**To be done:**
Repeat only the lines running from the beginning of the material through the line that contains "Chart.register(...registerables);".

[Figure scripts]
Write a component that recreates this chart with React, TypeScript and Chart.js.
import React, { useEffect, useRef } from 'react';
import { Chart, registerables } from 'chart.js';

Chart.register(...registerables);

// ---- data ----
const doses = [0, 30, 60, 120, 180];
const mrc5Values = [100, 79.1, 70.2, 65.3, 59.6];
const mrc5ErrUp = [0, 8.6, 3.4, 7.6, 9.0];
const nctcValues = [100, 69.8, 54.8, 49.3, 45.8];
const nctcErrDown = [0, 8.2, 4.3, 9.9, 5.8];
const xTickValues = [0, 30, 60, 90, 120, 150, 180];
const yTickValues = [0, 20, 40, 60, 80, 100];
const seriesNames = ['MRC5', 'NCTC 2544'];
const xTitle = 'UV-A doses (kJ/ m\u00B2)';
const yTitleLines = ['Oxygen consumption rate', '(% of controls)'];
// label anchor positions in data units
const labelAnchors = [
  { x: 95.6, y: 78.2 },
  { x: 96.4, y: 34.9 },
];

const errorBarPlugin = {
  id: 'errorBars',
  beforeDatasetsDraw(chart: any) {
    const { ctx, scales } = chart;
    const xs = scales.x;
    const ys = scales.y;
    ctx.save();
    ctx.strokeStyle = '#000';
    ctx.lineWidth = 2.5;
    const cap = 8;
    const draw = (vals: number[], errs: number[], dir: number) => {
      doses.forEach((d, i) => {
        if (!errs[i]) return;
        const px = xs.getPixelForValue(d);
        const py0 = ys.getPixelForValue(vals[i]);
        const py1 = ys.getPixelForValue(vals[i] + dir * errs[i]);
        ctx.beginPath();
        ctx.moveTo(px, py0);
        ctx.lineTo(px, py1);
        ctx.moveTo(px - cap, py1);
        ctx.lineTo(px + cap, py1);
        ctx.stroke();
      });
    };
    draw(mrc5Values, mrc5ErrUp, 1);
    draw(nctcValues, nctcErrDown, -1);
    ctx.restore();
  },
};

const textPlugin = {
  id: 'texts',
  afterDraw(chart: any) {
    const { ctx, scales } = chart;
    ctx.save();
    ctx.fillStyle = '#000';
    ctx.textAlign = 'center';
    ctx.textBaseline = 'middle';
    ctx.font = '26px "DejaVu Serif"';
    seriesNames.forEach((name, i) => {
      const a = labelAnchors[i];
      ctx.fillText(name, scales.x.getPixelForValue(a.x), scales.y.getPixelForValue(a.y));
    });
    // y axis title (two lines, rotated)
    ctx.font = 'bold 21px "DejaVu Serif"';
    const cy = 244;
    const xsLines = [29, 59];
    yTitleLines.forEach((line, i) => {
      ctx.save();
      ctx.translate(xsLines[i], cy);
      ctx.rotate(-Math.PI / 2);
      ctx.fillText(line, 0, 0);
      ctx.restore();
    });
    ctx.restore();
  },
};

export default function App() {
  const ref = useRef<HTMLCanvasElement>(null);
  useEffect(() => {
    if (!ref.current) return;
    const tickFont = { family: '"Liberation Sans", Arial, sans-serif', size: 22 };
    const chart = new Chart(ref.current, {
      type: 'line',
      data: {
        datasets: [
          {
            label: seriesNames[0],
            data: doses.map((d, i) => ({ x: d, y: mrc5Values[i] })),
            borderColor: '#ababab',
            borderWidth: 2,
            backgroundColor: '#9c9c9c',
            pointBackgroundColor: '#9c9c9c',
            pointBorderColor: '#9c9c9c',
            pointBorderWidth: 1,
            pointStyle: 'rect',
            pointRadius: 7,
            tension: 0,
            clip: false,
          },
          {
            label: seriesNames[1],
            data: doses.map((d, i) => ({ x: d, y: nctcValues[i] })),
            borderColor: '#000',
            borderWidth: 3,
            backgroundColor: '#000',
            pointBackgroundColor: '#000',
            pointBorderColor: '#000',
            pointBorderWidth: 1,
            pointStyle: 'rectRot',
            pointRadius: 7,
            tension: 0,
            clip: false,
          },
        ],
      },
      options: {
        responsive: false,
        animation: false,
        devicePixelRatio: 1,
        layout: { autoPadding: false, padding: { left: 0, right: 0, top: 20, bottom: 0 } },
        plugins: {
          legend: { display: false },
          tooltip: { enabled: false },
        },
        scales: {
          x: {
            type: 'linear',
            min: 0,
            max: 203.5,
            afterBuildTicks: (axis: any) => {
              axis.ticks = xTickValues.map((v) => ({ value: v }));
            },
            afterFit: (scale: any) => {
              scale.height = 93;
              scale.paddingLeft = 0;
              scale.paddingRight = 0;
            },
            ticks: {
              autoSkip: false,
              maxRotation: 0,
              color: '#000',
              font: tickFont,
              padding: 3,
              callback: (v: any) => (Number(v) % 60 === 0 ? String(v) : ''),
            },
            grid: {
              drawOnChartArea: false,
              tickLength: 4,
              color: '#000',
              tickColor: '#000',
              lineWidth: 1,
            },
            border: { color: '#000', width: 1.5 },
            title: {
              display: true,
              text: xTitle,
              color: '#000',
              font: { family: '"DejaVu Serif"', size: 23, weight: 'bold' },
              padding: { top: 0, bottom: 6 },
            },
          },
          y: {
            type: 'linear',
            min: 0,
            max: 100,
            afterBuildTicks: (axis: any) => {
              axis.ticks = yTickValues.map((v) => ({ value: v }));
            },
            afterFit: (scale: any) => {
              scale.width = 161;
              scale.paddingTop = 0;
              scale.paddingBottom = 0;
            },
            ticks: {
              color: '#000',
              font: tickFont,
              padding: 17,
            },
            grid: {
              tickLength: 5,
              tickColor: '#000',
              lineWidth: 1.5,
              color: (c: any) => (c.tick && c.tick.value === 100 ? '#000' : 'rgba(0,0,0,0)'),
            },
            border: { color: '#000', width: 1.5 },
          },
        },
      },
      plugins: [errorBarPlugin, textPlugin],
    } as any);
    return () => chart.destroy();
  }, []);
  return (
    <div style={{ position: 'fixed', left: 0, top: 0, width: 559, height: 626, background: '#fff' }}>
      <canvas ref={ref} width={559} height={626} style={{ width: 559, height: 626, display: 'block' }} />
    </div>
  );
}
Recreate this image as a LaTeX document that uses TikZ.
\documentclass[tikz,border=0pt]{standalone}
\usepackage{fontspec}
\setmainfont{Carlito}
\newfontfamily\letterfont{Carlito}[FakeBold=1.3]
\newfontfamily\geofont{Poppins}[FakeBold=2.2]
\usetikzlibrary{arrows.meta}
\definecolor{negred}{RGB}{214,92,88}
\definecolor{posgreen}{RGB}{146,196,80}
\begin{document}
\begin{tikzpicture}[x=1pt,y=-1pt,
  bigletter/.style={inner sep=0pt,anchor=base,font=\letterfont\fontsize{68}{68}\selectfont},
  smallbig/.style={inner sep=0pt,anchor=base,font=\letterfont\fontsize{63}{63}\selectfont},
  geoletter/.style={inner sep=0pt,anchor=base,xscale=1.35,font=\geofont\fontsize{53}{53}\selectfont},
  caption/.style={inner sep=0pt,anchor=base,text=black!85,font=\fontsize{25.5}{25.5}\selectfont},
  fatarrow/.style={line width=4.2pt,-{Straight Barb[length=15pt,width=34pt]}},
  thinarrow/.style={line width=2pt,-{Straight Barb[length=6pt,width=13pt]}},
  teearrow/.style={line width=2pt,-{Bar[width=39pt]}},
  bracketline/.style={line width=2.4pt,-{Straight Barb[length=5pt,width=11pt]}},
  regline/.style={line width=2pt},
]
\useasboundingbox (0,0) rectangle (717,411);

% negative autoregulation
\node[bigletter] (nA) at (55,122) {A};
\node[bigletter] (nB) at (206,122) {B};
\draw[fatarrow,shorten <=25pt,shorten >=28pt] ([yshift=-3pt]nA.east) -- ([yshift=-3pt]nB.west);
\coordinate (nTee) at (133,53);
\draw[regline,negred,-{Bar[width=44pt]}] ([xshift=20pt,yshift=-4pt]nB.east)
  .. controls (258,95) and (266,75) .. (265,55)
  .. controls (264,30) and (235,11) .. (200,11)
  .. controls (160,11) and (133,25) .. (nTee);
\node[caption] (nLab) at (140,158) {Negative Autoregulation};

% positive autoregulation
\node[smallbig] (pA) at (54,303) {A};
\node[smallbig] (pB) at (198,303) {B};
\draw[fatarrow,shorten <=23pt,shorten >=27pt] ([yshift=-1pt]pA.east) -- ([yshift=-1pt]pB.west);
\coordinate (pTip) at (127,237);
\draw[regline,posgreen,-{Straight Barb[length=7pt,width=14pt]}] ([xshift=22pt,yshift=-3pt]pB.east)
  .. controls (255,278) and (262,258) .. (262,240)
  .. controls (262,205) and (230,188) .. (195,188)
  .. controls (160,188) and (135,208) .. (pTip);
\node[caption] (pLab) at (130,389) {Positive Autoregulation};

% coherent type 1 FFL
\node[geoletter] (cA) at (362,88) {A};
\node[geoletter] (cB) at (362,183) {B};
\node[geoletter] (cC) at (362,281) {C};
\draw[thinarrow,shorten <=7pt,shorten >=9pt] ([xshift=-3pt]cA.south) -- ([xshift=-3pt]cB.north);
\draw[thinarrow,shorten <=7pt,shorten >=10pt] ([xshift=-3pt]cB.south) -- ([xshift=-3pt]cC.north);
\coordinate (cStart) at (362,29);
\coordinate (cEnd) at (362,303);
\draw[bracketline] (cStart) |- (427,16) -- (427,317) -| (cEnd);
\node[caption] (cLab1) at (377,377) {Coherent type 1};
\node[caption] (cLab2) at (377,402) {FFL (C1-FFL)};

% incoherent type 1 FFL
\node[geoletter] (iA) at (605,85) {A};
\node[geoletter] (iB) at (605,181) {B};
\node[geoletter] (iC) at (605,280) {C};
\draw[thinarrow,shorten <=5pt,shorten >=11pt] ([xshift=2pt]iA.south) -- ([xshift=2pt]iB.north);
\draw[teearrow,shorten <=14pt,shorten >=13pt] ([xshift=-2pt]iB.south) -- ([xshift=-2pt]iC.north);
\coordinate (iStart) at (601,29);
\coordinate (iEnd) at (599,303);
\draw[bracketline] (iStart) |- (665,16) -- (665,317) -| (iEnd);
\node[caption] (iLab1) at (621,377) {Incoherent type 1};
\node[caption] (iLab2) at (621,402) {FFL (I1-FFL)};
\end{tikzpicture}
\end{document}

**The response:**
Write a component that recreates this chart with React, TypeScript and Chart.js.
import React, { useEffect, useRef } from 'react';
import { Chart, registerables } from 'chart.js';

Chart.register(...registerables);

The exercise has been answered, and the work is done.